Golizyn beobachtete sie schweigend: Alle ihre jugendlichen, starken und leichten Bewegungen waren harmonisch wie Musik, und es schien ihm, daß alles, selbst das Alltäglichste, was sie berührte, sofort festlich und ebenso heiter wurde, wie sie es war.

Sie fühlte wohl seinen Blick auf sich, wandte sich um, ging lächelnd auf ihn zu, setzte sich zu ihm auf den Bettrand und beugte sich über ihn.

»Nun, was?«

Ein Sonnenlichtstreifen trennte sie wie ein gespanntes Tuch, und in seinem bläulichen Nebel kreisten die hellen Stäubchen wie in einem unendlichen Tanze. Als sie sich neigte, kam ihr Kopf in die Lichtsäule, und Golizyn sah, daß ihre schwarzen Haare, von der Sonne durchleuchtet, einen rötlichen, fast feuerroten Ton annahmen.

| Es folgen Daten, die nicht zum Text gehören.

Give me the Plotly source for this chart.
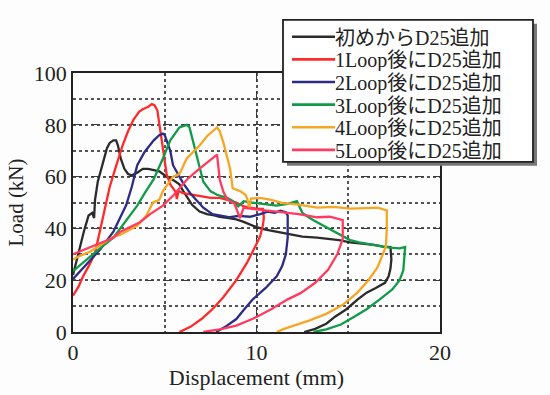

»Ja, natürlich, ich bin rothaarig!« rief sie lachend, indem sie selbst die Locke betrachtete. Sie schien selbst erstaunt.

Er richtete sich ein wenig auf und wandte sich zu ihr hin – die trennenden Strahlen vereinigten sie. Sie beugte sich noch tiefer, er fing die Locke mit der Hand und drückte sie an die Lippen. Der jungfräulich-leidenschaftliche, wie starker Wein berauschende Duft ihrer Haare stieg ihm zu Kopfe.

»Nicht doch! Was tun Sie? Darf man denn das Haar küssen?!« Sie schämte sich plötzlich, errötete, schlug die Augen nieder, nahm ihm die Locke aus der Hand und warf den Kopf zurück.

Golizyn ließ sich in das Kissen sinken, erbleichte und schloß erschöpft die Augen. Der Kopf schwindelte ihm, und es war ihm, als kreise er selbst wie jene Stäubchen in den Sonnenstrahlen in einem unendlichen Tanze.

»Wie schön, Marinjka, du meine Sonne!« flüsterte er, sie durch das Sonnenlicht hindurch mit einem seligen Lächeln anschauend.

»Was ist schön?« fragte sie mit dem gleichen Lächeln.

»Alles ist schön . . . das Leben ist schön . . .«

›Ja, leben, nur leben!‹ dachte er sich, von einem solchen Lebensdurste erfüllt, wie er ihn noch nie empfunden hatte.